La Palabra nos hace un sencillo resumen de los grandes misterios de nuestra fe
Para muchas personas la fiesta de la Ascensión puede resultar muy difícil de creer y entender. Pienso que nos gustaría más que Jesús después de su resurrección se hubiera quedado para siempre visible entre nosotros. Seguro que nos hubiese facilitado nuestra débil fe. La Ascensión de Jesús no es una ascensión local, no es pasar de un espacio a otro. Es una intensificación de la presencia del Señor en nuestra realidad que no nos abandona ni después de resucitado.
Hoy la Palabra nos hace como un sencillo resumen de los grandes misterios de nuestra fe. Nos enuncia que el Mesías tenía que morir, que resucitaría al tercer día y que en su nombre hay que anunciar a todas las naciones que se conviertan a Dios. Nunca en tan pocas líneas se dijo tanto.
Muerte y resurrección consiguieron el perdón de los pecados. Jesús nombra “testigos” a sus amigos. La evangelización auténtica no es otra cosa que escuchar y ver a los testigos de Jesús, aquellos que pueden palpar hoy su presencia viva y vivificante en sus vidas. Nuestras comunidades pueden funcionar más o menos bien, pero sólo los testigos son capaces de interrogar con su vida a los demás para, desde ahí, acercarlos más a Dios.
Los teóricos sobre Dios nunca han evangelizado. El Resucitado asciende desde el Monte de los Olivos cercano a Betania. Allí estaba el huerto donde comenzó su agonía y comenzaron sus padecimientos. Nunca debemos de olvidarnos que el camino de la resurrección siempre pasa por el dolor y la muerte previa.

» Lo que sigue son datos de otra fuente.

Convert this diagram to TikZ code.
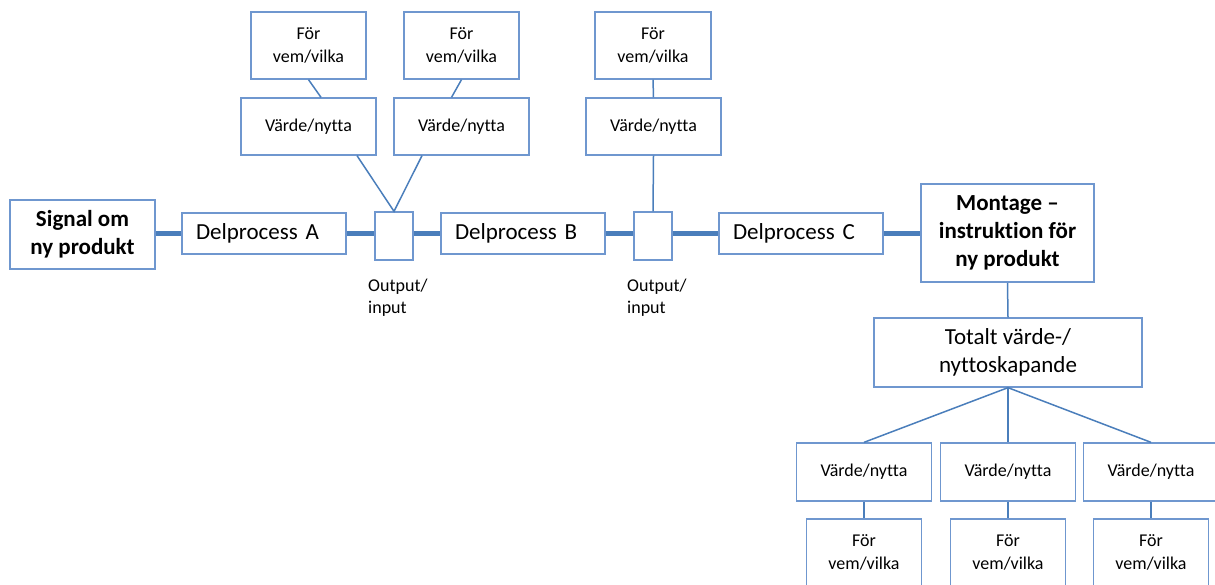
\documentclass[tikz,border=0pt]{standalone}
\usepackage{fontspec}
\setmainfont[Ligatures=NoCommon]{Carlito}
\usetikzlibrary{positioning}
\definecolor{boxblue}{HTML}{6F97CF}
\definecolor{lineblue}{HTML}{4A7EBB}
\tikzset{
  box/.style={draw=boxblue,line width=1.3pt,fill=white,inner sep=0pt,align=center,
    font=\fontsize{18}{22.5}\selectfont},
  procbox/.style={box,minimum width=164pt,minimum height=41pt,text width=136pt,align=left,
    font=\fontsize{23}{28.3}\selectfont},
  endbox/.style={box,line width=2pt,font=\fontsize{23}{28.3}\selectfont\bfseries},
  iobox/.style={box,minimum width=38pt,minimum height=48pt},
  forbox/.style={box,minimum width=115pt,minimum height=67pt},
  valbox/.style={box,minimum width=135pt,minimum height=57pt},
  iolabel/.style={anchor=west,align=left,inner sep=0pt,font=\fontsize{18}{22}\selectfont},
  flow/.style={draw=lineblue,line width=5pt},
  link/.style={draw=lineblue,line width=1.5pt}
}
\begin{document}
\begin{tikzpicture}[x=1pt,y=-1pt]
\clip (0,0) rectangle (1215,585);
% main chain
\node[endbox,minimum width=145pt,minimum height=69pt] (signal) at (82.5,234.5) {Signal om\\ny produkt};
\node[procbox] (delA) at (264,233.5) {Delprocess A};
\node[iobox] (io1) at (394,236) {};
\node[procbox] (delB) at (523,233.5) {Delprocess B};
\node[iobox] (io2) at (653,236) {};
\node[procbox] (delC) at (801,233.5) {Delprocess C};
\node[endbox,minimum width=173pt,minimum height=98pt] (montage) at (1007.5,233) {Montage –\\instruktion för\\ny produkt};
\node[iolabel] (io1lbl) at (368,298) {Output/\\input};
\node[iolabel] (io2lbl) at (627,298) {Output/\\input};
\draw[flow] (delA.west -| signal.east) -- (delA.west);
\draw[flow] (delA.east) -- (delA.east -| io1.west);
\draw[flow] (delB.west -| io1.east) -- (delB.west);
\draw[flow] (delB.east) -- (delB.east -| io2.west);
\draw[flow] (delC.west -| io2.east) -- (delC.west);
\draw[flow] (delC.east) -- (delC.east -| montage.west);
% values above
\node[forbox] (forA1) at (308.5,45.5) {För\\vem/vilka};
\node[valbox] (valA1) at (308.5,126.5) {Värde/nytta};
\node[forbox] (forA2) at (461.5,45.5) {För\\vem/vilka};
\node[valbox] (valA2) at (461.5,126.5) {Värde/nytta};
\node[forbox,minimum width=116pt] (forB) at (653,45.5) {För\\vem/vilka};
\node[valbox] (valB) at (653.5,126.5) {Värde/nytta};
\draw[link] (forA1.south) -- ([xshift=12.5pt]valA1.north);
\draw[link] (forA2.south) -- ([xshift=-10pt]valA2.north);
\draw[link] ([xshift=48.5pt]valA1.south) -- (io1.north) -- ([xshift=-39.5pt]valA2.south);
\draw[link] (forB.south) -- (valB.north);
\draw[link] (valB.south) -- (io2.north);
% total
\node[box,minimum width=268pt,minimum height=69pt,font=\fontsize{23}{28.3}\selectfont] (total) at (1008,352.5) {Totalt värde-/\\nyttoskapande};
\draw[link] (montage.south) -- (total.north);
\foreach \i/\x in {1/864,2/1008,3/1151}{
  \node[valbox,minimum height=58pt] (valT\i) at (\x,472) {Värde/nytta};
  \node[forbox] (forT\i) at (\x,552.5) {För\\vem/vilka};
  \draw[link] (total.south) -- (valT\i.north);
  \draw[link] (valT\i.south) -- (forT\i.north);
}
\end{tikzpicture}
\end{document}
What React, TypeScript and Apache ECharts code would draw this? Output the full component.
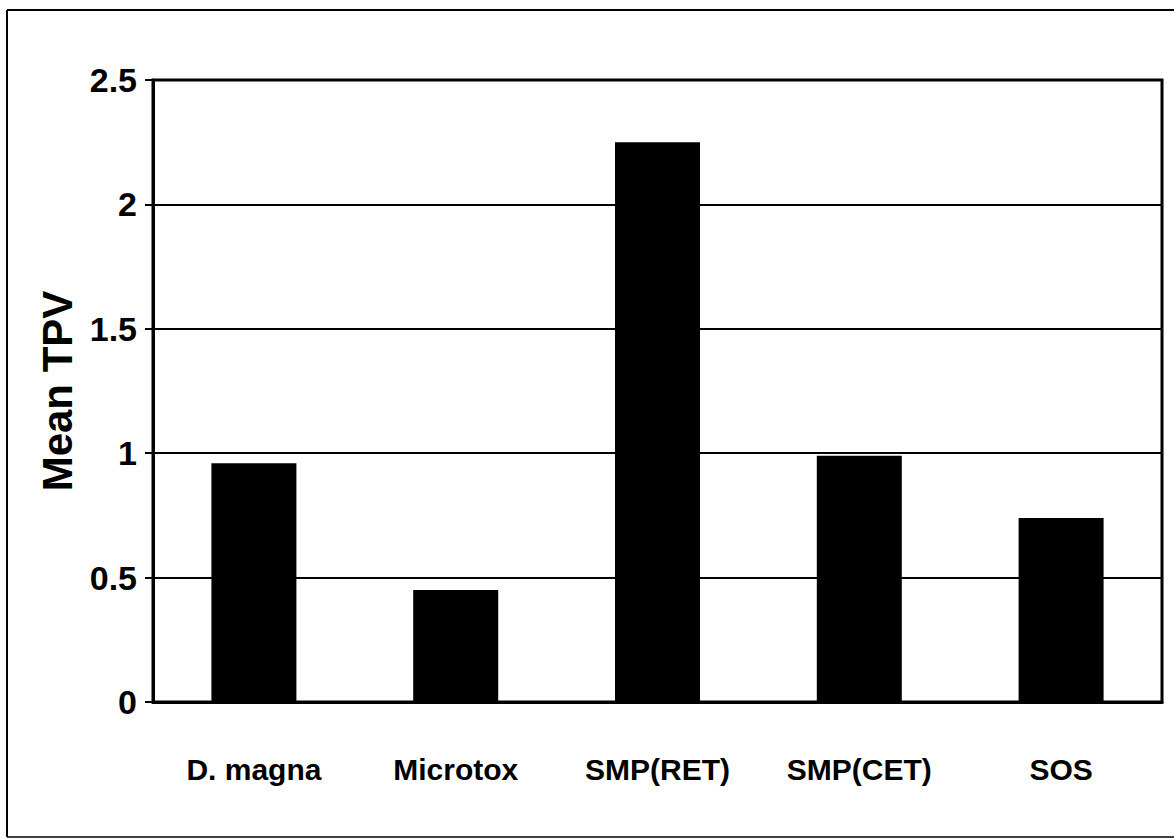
import React, { useEffect, useRef } from "react";
import * as echarts from "echarts";

// Mean TPV per test system
const categories = ["D. magna", "Microtox", "SMP(RET)", "SMP(CET)", "SOS"];
const meanTPV = [0.96, 0.45, 2.25, 0.99, 0.74];
const yTicks = ["0", "0.5", "1", "1.5", "2", "2.5"];

const SANS = '"Liberation Sans", Arial, sans-serif';

export default function App() {
  const ref = useRef<HTMLDivElement>(null);

  useEffect(() => {
    if (!ref.current) return;
    const chart = echarts.init(ref.current, undefined, { renderer: "svg" });
    chart.setOption({
      animation: false,
      backgroundColor: "#ffffff",
      grid: {
        left: 153,
        right: 12,
        top: 80,
        bottom: 137,
        show: true,
        borderColor: "#000",
        borderWidth: 3,
        backgroundColor: "transparent",
      },
      graphic: [
        {
          type: "line",
          shape: { x1: 7, y1: 10, x2: 1174, y2: 10 },
          style: { stroke: "#000", lineWidth: 2 },
        },
        {
          type: "line",
          shape: { x1: 7, y1: 10, x2: 7, y2: 837 },
          style: { stroke: "#000", lineWidth: 2 },
        },
        {
          type: "line",
          shape: { x1: 7, y1: 837, x2: 1174, y2: 837 },
          style: { stroke: "#000", lineWidth: 1.5 },
        },
      ],
      xAxis: {
        type: "category",
        data: categories,
        axisLine: { lineStyle: { color: "#000", width: 3 } },
        axisTick: { show: false },
        axisLabel: {
          color: "#000",
          fontFamily: SANS,
          fontWeight: "bold",
          fontSize: 30,
          margin: 52,
          interval: 0,
        },
      },
      yAxis: {
        type: "value",
        min: 0,
        max: 2.5,
        interval: 0.5,
        name: "Mean TPV",
        nameLocation: "middle",
        nameGap: 66,
        nameTextStyle: {
          color: "#000",
          fontFamily: SANS,
          fontWeight: "bold",
          fontSize: 42,
        },
        axisLine: { show: true, lineStyle: { color: "#000", width: 3 } },
        axisTick: { show: true, length: 8, lineStyle: { color: "#000", width: 2 } },
        splitLine: { lineStyle: { color: "#000", width: 2 } },
        axisLabel: {
          color: "#000",
          fontFamily: SANS,
          fontWeight: "bold",
          fontSize: 34,
          margin: 16,
          formatter: (v: number) => yTicks[Math.round(v / 0.5)] ?? String(v),
        },
      },
      series: [
        {
          type: "bar",
          data: meanTPV,
          barWidth: 85,
          itemStyle: { color: "#000" },
        },
      ],
    });
    return () => chart.dispose();
  }, []);

  return (
    <div
      ref={ref}
      style={{ position: "fixed", left: 0, top: 0, width: 1174, height: 839 }}
    />
  );
}
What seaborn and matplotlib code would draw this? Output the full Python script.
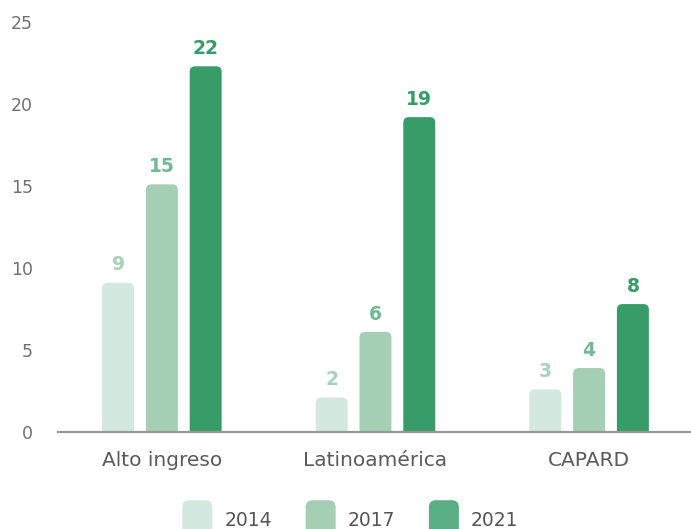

Los discípulos no le vieron salir del sepulcro porque la resurrección podía probarse mediante la evidencia de contemplarlo vivo después de su muerte, pero tuvieron la experiencia de verlo ascender a los cielos. Se marchó bendiciéndolos. No se marchó enfadado por las traiciones y sus miedos sino con amor y dejándoles su bendición. “Mientras los bendecía se apartó de ellos y fue llevado al cielo”. Comenzó a bendecirles estando todavía en la tierra, y así continuó bendiciéndoles hasta su entrada en el cielo. Dios nunca pone fin a sus bendiciones sobre nosotros. En la escena no aparecen ni carros ni caballos de fuego, como los que se llevaron a Elías. Jesús conoce bien el camino del cielo.
Los discípulos después de adorarle se volvieron a Jerusalén muy contentos porque sabían que Jesús resucitado les abría el camino para la eternidad. Mirar la ascensión así es encontrarnos con Dios de manera cercana: Él está conmigo en el camino de la vida para mostrarme cuál es el sendero que me lleva definitivamente y por toda la eternidad a estar en su presencia. Me deja ver su muerte, me hace que experimente su resurrección y me enseña mi último punto de llegada: el cielo. Esto es lo que supone la Ascensión, esto es lo que celebramos hoy.
La presencia de Dios está hoy en los acontecimientos, la Palabra, los sacramentos, en la Iglesia, en la comunidad, en los más pobres y débiles, en sus discípulos… Jesús no huyó a los cielos para desentenderse del ser humano, Jesús sencillamente había cumplido el proyecto de Dios y nos dejó el legado de continuarlo a nosotros. ¡Manos a la obra!, es nuestro tiempo, tiempo de trabajar por la causa de Dios.